How does Oxmaint handle the different PM intervals for cold-chain versus ambient robots in the same facility?
Oxmaint registers each robot as an individual asset with its own PM schedule configuration. Robots tagged for cold-chain operation receive compressed intervals — lubrication at 1,500-2,000 hours instead of 3,000-4,000, seal inspection at 500 hours instead of 2,000, and cable inspection at 1,000 hours instead of 3,000. Ambient-temperature robots in the same facility maintain standard intervals. Both programs run in parallel in one platform with no manual calculation required.
What is the additional cost of cold-chain rated components versus standard parts?
Cold-rated components typically cost 40-80% more than standard alternatives. Synthetic PAO/PFPE lubricants run 3-5x the cost of standard lithium greases. FKM seals cost 2-3x standard NBR. Silicone cable harnesses run 2-4x PVC equivalents. However, the total cost of cold-rated components across a typical 6-axis robot is $2,000-$5,000 — versus $15,000-$40,000 in unplanned downtime, emergency parts expediting, and lost throughput from a single cold-related failure cascade.
How do washdown and sanitation requirements interact with cold-chain robotics maintenance?

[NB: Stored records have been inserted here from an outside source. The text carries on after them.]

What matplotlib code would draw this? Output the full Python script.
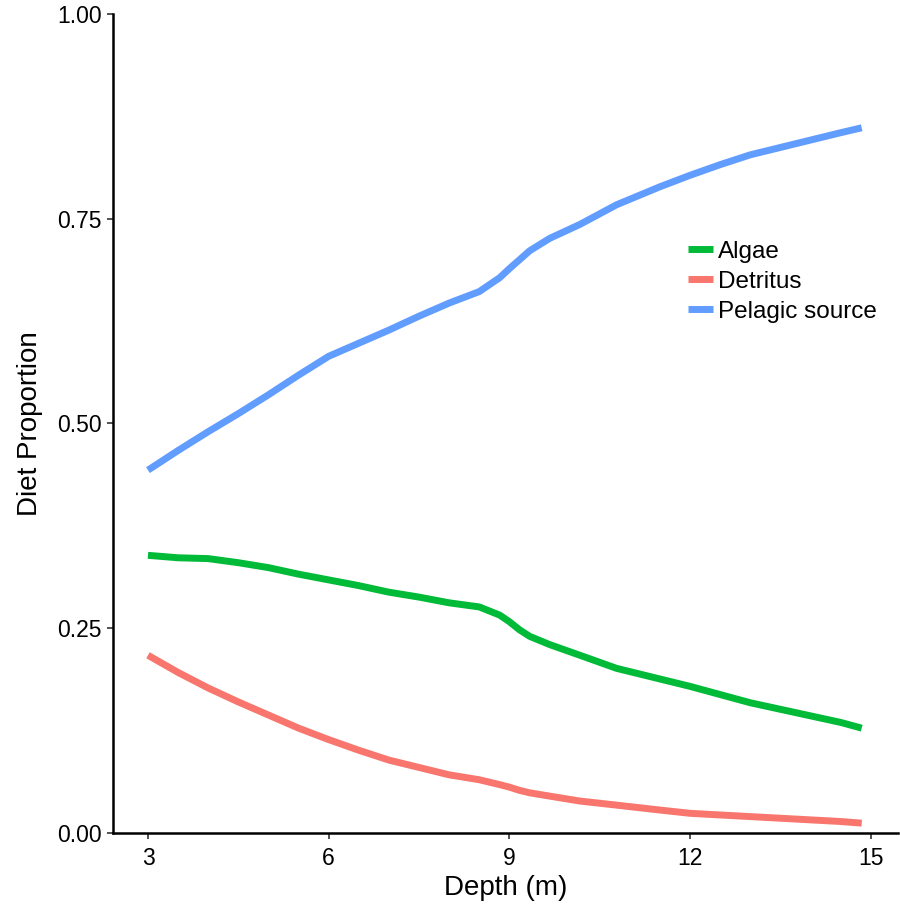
import matplotlib
matplotlib.use("Agg")
import matplotlib.pyplot as plt

plt.rcParams['font.family'] = ['Liberation Sans', 'DejaVu Sans']

depth = [3, 3.5, 4, 4.5, 5, 5.5, 6, 6.5, 7, 7.5, 8, 8.5, 8.84, 9.0, 9.17, 9.34,
         9.67, 10.17, 10.78, 11.5, 12, 12.5, 13, 13.5, 14, 14.5, 14.85]
algae = [0.339, 0.336, 0.335, 0.330, 0.324, 0.316, 0.309, 0.302, 0.294, 0.288,
         0.281, 0.276, 0.266, 0.258, 0.248, 0.240, 0.230, 0.217, 0.201, 0.188,
         0.179, 0.169, 0.159, 0.151, 0.143, 0.135, 0.128]
detritus = [0.217, 0.196, 0.177, 0.160, 0.144, 0.128, 0.114, 0.101, 0.089, 0.080,
            0.071, 0.065, 0.059, 0.056, 0.052, 0.049, 0.045, 0.039, 0.034, 0.028,
            0.024, 0.022, 0.020, 0.018, 0.016, 0.014, 0.012]
pelagic = [0.443, 0.467, 0.490, 0.512, 0.535, 0.559, 0.582, 0.598, 0.614, 0.631,
           0.647, 0.661, 0.678, 0.689, 0.700, 0.711, 0.726, 0.743, 0.767, 0.789,
           0.803, 0.816, 0.828, 0.837, 0.846, 0.855, 0.861]

series = [("Algae", algae, "#00BA38"),
          ("Detritus", detritus, "#F8766D"),
          ("Pelagic source", pelagic, "#619CFF")]

fig = plt.figure(figsize=(9, 9.06), dpi=100)
ax = fig.add_axes([0.1256, 0.0806, 0.872, 0.904])

for name, vals, col in series:
    ax.plot(depth, vals, color=col, lw=5, label=name,
            solid_capstyle="butt", solid_joinstyle="round")

ax.set_xlim(2.42, 15.45)
ax.set_ylim(0, 1.0)
ax.set_xticks([3, 6, 9, 12, 15])
ax.set_yticks([0, 0.25, 0.5, 0.75, 1.0])
ax.set_yticklabels(["0.00", "0.25", "0.50", "0.75", "1.00"])

for s in ["top", "right"]:
    ax.spines[s].set_visible(False)
for s in ["left", "bottom"]:
    ax.spines[s].set_linewidth(1.8)
ax.tick_params(length=4, width=1.2, color="#333333", labelsize=16.5)
ax.tick_params(axis="x", pad=6)
ax.tick_params(axis="y", pad=4)

ax.set_xlabel("Depth (m)", fontsize=20, labelpad=4)
ax.set_ylabel("Diet Proportion", fontsize=20, labelpad=10)

ax.legend(loc="center left", bbox_to_anchor=(0.7325, 0.673), frameon=False,
          fontsize=17.5, handlelength=1.05, handletextpad=0.17, labelspacing=0.33,
          borderaxespad=0, borderpad=0)

fig.savefig("out.png")
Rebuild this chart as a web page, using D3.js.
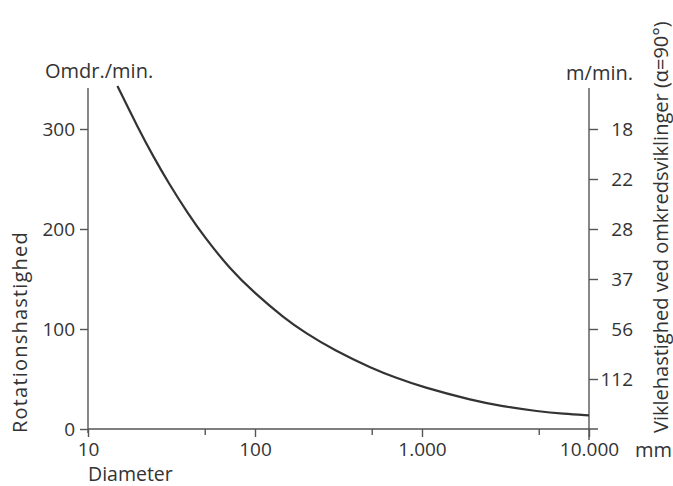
<!DOCTYPE html>
<html>
<head>
<meta charset="utf-8">
<script src="https://cdn.jsdelivr.net/npm/d3@7"></script>
<style>
  html, body { margin: 0; padding: 0; background: #fff; }
  svg { display: block; }
  text { font-family: "Open Sans", "DejaVu Sans", sans-serif; fill: #333; }
</style>
</head>
<body>
<svg id="chart" width="673" height="486"></svg>
<script>
// ---- Data ----
const diameters = [15, 20, 25, 30, 40, 50, 70, 100, 150, 200, 300, 500, 700, 1000, 2000, 3000, 5000, 7000, 10000];
const rpm       = [343, 300.5, 270.4, 247.5, 214.4, 191.6, 161, 135.4, 110.8, 96.1, 78.5, 60.7, 51.1, 42.1, 28.6, 22.8, 17.5, 15.2, 13.6];

const xTickValues = [10, 100, 1000, 10000];
const xTickLabels = ["10", "100", "1.000", "10.000"];
const xMinorTicks = [50, 500, 5000];
const yTickValues = [0, 100, 200, 300];
const rightTickRpm = [300, 250, 200, 150, 100, 50];
const rightTickLabels = ["18", "22", "28", "37", "56", "112"];

// ---- Layout ----
const svg = d3.select("#chart");
const mLeft = 88, mRight = 589, mTop = 88, mBottom = 429;

const x = d3.scaleLog().domain([10, 10000]).range([mLeft, mRight]);
const y = d3.scaleLinear().domain([0, mBottom - mTop]).range([mBottom, mTop]);

const axisColor = "#555";

// X axis major
const xAxis = d3.axisBottom(x)
  .tickValues(xTickValues)
  .tickFormat((d, i) => xTickLabels[i])
  .tickSize(8)
  .tickSizeOuter(0);
const gx = svg.append("g").attr("transform", `translate(0,${mBottom})`).call(xAxis);
gx.select(".domain").remove();
gx.selectAll(".tick line").attr("stroke", axisColor).attr("stroke-width", 1.4);
gx.selectAll(".tick text").attr("y", 14).attr("font-size", 19).attr("fill", "#333");
svg.append("line").attr("x1", mLeft).attr("x2", mRight + 9).attr("y1", mBottom).attr("y2", mBottom)
  .attr("stroke", axisColor).attr("stroke-width", 1.4);
// Minor ticks
const xMinor = d3.axisBottom(x).tickValues(xMinorTicks).tickFormat("").tickSize(6).tickSizeOuter(0);
const gxm = svg.append("g").attr("transform", `translate(0,${mBottom})`).call(xMinor);
gxm.select(".domain").remove();
gxm.selectAll(".tick line").attr("stroke", axisColor).attr("stroke-width", 1.4);

// Left axis
const yAxis = d3.axisLeft(y).tickValues(yTickValues).tickSize(8).tickSizeOuter(0);
const gy = svg.append("g").attr("transform", `translate(${mLeft},0)`).call(yAxis);
gy.select(".domain").remove();
gy.selectAll(".tick line").attr("stroke", axisColor).attr("stroke-width", 1.4);
gy.selectAll(".tick text").attr("x", -13).attr("font-size", 19).attr("fill", "#333");
svg.append("line").attr("x1", mLeft).attr("x2", mLeft).attr("y1", mTop).attr("y2", mBottom + 4)
  .attr("stroke", axisColor).attr("stroke-width", 1.4);

// Right axis
const yRight = d3.axisRight(y).tickValues(rightTickRpm)
  .tickFormat((d, i) => rightTickLabels[i]).tickSize(9).tickSizeOuter(0);
const gr = svg.append("g").attr("transform", `translate(${mRight},0)`).call(yRight);
gr.select(".domain").remove();
gr.selectAll(".tick line").attr("stroke", axisColor).attr("stroke-width", 1.4);
gr.selectAll(".tick text").attr("x", 44).attr("text-anchor", "end").attr("font-size", 19).attr("fill", "#333");
svg.append("line").attr("x1", mRight).attr("x2", mRight).attr("y1", mTop).attr("y2", mBottom + 11)
  .attr("stroke", axisColor).attr("stroke-width", 1.4);

// Curve
const line = d3.line().x((d, i) => x(diameters[i])).y(d => y(d)).curve(d3.curveBasis);
svg.append("path").datum(rpm).attr("d", line)
  .attr("fill", "none").attr("stroke", "#333").attr("stroke-width", 2.2);

// Titles
svg.append("text").attr("x", 45).attr("y", 78).attr("font-size", 20).text("Omdr./min.");
svg.append("text").attr("x", 633).attr("y", 80).attr("font-size", 20).attr("text-anchor", "end").text("m/min.");
svg.append("text").attr("x", 635).attr("y", 457).attr("font-size", 20).text("mm");
svg.append("text").attr("x", 88).attr("y", 481).attr("font-size", 19.5).text("Diameter");
svg.append("text").attr("transform", "translate(27,433) rotate(-90)")
  .attr("font-size", 20).attr("letter-spacing", 1.2).text("Rotationshastighed");
svg.append("text").attr("transform", "translate(668,433) rotate(-90)")
  .attr("font-size", 20).text("Viklehastighed ved omkredsviklinger (α=90°)");
</script>
</body>
</html>
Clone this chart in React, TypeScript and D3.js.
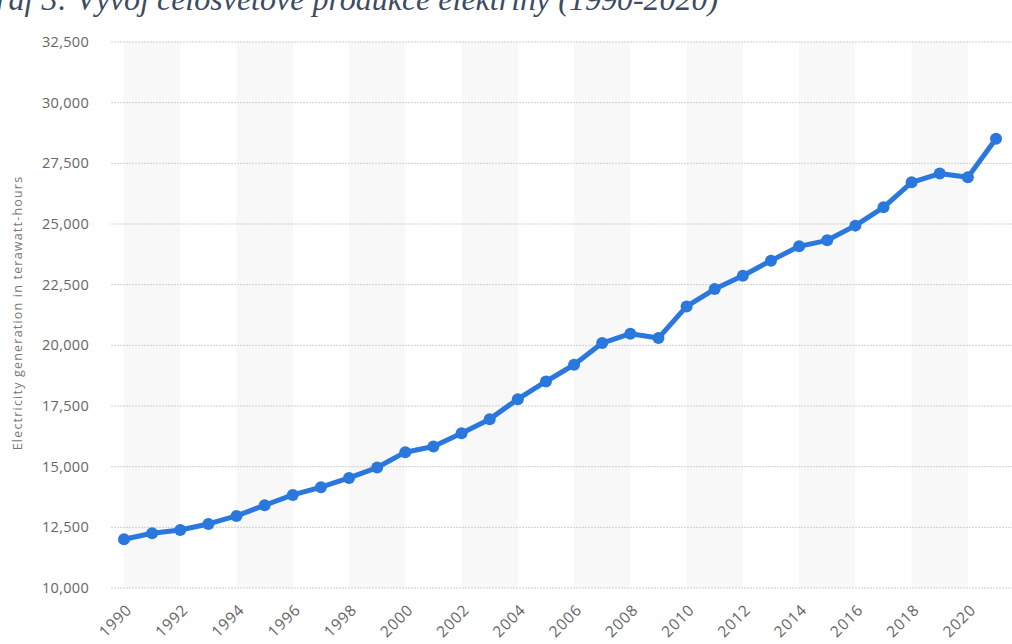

Sanitation creates the most damaging condition for cold-chain robots: rapid thermal cycling. Washing a robot at +40°C that was operating at -20°C causes a 60°C temperature swing in minutes, producing condensation inside every enclosure and junction. The cleaning chemicals themselves also attack standard seals and coatings. Your CMMS must treat every sanitation event as a maintenance trigger — auto-generating condensation inspection work orders, tracking chemical exposure cycles against seal lifecycle limits, and scheduling accelerated visual inspections of cable harness flex points where chemical and thermal stress concentrate.